INPUT RECORDS:
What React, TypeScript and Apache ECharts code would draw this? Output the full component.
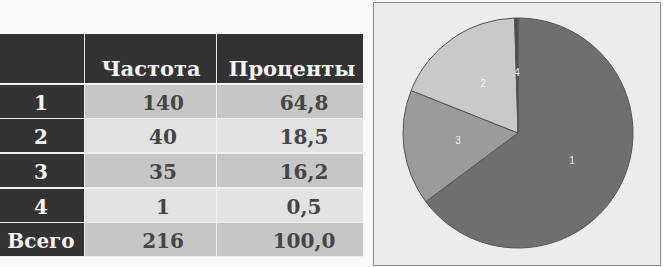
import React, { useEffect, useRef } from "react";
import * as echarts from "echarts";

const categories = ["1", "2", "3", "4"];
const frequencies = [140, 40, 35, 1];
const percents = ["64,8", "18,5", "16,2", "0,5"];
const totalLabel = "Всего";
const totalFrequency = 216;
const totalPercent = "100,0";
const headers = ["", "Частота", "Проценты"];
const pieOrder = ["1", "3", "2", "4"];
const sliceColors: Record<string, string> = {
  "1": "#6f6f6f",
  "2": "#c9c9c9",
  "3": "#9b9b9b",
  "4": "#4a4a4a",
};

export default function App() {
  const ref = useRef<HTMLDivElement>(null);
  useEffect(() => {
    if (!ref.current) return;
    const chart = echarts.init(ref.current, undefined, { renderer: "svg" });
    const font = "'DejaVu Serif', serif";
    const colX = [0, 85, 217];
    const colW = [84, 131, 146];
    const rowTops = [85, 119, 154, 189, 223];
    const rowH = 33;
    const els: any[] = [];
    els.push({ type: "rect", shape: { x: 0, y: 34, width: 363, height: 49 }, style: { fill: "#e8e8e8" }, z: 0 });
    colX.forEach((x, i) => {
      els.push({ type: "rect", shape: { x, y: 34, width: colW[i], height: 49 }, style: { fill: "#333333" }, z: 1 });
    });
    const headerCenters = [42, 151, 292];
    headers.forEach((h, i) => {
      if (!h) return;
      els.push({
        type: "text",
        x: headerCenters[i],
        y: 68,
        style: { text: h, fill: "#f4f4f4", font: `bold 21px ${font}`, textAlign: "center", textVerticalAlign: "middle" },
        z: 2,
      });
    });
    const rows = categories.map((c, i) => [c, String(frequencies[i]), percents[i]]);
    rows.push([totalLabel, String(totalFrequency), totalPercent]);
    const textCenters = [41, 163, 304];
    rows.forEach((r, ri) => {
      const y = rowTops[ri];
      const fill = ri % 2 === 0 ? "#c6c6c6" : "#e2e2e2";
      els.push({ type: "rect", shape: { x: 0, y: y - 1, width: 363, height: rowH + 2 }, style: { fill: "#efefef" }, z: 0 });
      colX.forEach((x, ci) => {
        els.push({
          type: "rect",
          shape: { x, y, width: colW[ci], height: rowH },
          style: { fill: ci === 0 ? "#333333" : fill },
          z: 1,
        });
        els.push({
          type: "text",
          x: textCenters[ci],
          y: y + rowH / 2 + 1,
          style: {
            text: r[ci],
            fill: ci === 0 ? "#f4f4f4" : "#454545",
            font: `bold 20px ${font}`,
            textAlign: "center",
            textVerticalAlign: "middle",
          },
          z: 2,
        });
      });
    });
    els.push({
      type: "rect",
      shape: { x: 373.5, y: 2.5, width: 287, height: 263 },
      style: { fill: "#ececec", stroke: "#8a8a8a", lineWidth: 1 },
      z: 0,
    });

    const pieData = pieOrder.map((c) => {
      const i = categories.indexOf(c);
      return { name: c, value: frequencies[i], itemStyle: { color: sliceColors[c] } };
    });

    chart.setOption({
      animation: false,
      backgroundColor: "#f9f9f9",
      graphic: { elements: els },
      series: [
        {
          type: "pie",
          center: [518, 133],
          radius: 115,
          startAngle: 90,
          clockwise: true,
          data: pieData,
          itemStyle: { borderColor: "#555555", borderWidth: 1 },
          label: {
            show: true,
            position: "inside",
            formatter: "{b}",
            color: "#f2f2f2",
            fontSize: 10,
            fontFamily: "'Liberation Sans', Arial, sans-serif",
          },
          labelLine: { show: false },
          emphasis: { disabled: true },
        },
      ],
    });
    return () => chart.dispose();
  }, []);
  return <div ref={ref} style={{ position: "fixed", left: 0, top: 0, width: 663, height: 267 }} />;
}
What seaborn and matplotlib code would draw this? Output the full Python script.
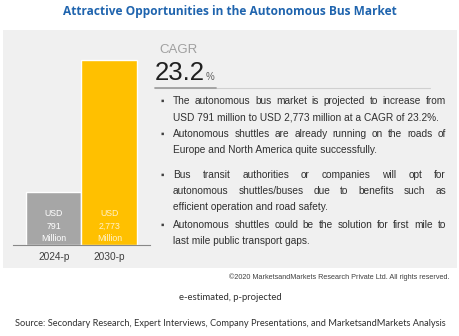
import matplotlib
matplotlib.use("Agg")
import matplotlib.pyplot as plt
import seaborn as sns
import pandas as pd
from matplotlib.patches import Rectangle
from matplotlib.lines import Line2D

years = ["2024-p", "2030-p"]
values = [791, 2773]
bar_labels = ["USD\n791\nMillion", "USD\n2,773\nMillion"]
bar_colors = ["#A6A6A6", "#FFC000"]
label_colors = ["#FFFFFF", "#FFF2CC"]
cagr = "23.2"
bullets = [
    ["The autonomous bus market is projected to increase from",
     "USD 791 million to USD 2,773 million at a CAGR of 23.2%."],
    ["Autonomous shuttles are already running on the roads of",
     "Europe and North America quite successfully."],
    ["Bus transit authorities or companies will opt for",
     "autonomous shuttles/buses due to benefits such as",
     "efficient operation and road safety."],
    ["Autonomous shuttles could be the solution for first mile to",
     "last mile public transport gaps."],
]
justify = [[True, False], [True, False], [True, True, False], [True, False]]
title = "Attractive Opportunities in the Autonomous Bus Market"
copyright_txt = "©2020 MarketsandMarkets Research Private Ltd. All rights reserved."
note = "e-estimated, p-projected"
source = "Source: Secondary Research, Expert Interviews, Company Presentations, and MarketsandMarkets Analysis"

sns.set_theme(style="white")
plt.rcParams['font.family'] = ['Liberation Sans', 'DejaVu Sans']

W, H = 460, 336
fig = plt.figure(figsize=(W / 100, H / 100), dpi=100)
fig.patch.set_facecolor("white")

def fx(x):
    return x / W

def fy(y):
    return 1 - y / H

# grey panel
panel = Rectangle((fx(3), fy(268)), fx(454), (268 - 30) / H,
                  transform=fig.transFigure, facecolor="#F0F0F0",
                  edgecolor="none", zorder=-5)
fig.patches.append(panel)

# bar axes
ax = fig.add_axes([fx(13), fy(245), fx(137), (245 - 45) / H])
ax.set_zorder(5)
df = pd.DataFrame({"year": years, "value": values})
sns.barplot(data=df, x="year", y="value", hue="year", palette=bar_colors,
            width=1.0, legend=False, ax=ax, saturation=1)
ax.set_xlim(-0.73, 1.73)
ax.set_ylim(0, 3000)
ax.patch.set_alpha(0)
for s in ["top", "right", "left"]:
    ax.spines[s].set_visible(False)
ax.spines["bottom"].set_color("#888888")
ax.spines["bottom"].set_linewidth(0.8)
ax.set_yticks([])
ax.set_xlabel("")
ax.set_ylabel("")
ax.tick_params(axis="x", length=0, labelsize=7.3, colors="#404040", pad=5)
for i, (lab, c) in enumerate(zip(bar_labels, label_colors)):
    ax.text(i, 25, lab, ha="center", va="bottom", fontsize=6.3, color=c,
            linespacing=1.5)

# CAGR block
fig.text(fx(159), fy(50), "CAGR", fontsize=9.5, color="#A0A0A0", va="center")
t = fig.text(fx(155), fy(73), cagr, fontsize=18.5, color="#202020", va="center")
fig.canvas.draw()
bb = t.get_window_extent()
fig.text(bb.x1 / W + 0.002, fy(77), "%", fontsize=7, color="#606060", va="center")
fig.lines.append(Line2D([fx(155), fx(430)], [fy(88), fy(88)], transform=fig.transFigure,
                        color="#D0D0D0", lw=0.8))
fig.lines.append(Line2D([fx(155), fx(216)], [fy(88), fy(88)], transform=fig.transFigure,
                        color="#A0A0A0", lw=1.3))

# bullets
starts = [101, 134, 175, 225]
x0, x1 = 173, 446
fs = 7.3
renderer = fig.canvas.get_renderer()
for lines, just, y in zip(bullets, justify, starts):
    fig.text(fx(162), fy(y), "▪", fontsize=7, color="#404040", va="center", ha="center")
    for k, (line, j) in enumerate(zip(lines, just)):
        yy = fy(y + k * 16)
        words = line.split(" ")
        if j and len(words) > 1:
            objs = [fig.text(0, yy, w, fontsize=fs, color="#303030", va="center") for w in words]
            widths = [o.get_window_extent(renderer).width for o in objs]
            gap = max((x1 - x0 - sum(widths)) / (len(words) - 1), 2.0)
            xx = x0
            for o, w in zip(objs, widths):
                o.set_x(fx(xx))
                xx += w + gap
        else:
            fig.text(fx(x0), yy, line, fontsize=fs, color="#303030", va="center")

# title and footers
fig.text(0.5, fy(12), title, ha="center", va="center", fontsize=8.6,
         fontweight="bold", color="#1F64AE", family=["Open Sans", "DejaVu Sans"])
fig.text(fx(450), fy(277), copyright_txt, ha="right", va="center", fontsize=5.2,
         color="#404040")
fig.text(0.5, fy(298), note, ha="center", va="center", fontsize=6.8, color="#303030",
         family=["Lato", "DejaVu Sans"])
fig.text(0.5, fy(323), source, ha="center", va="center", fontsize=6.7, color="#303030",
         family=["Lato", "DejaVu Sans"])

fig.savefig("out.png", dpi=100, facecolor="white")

JOB: Begin with the line where "What seaborn and" appears and end with the line where "from matplotlib.lines import Line2D" appears. Copy only that stretch, exactly, with no pictures.

WRITTEN ANSWER:
What seaborn and matplotlib code would draw this? Output the full Python script.
import matplotlib
matplotlib.use("Agg")
import matplotlib.pyplot as plt
import seaborn as sns
import pandas as pd
from matplotlib.patches import Rectangle
from matplotlib.lines import Line2D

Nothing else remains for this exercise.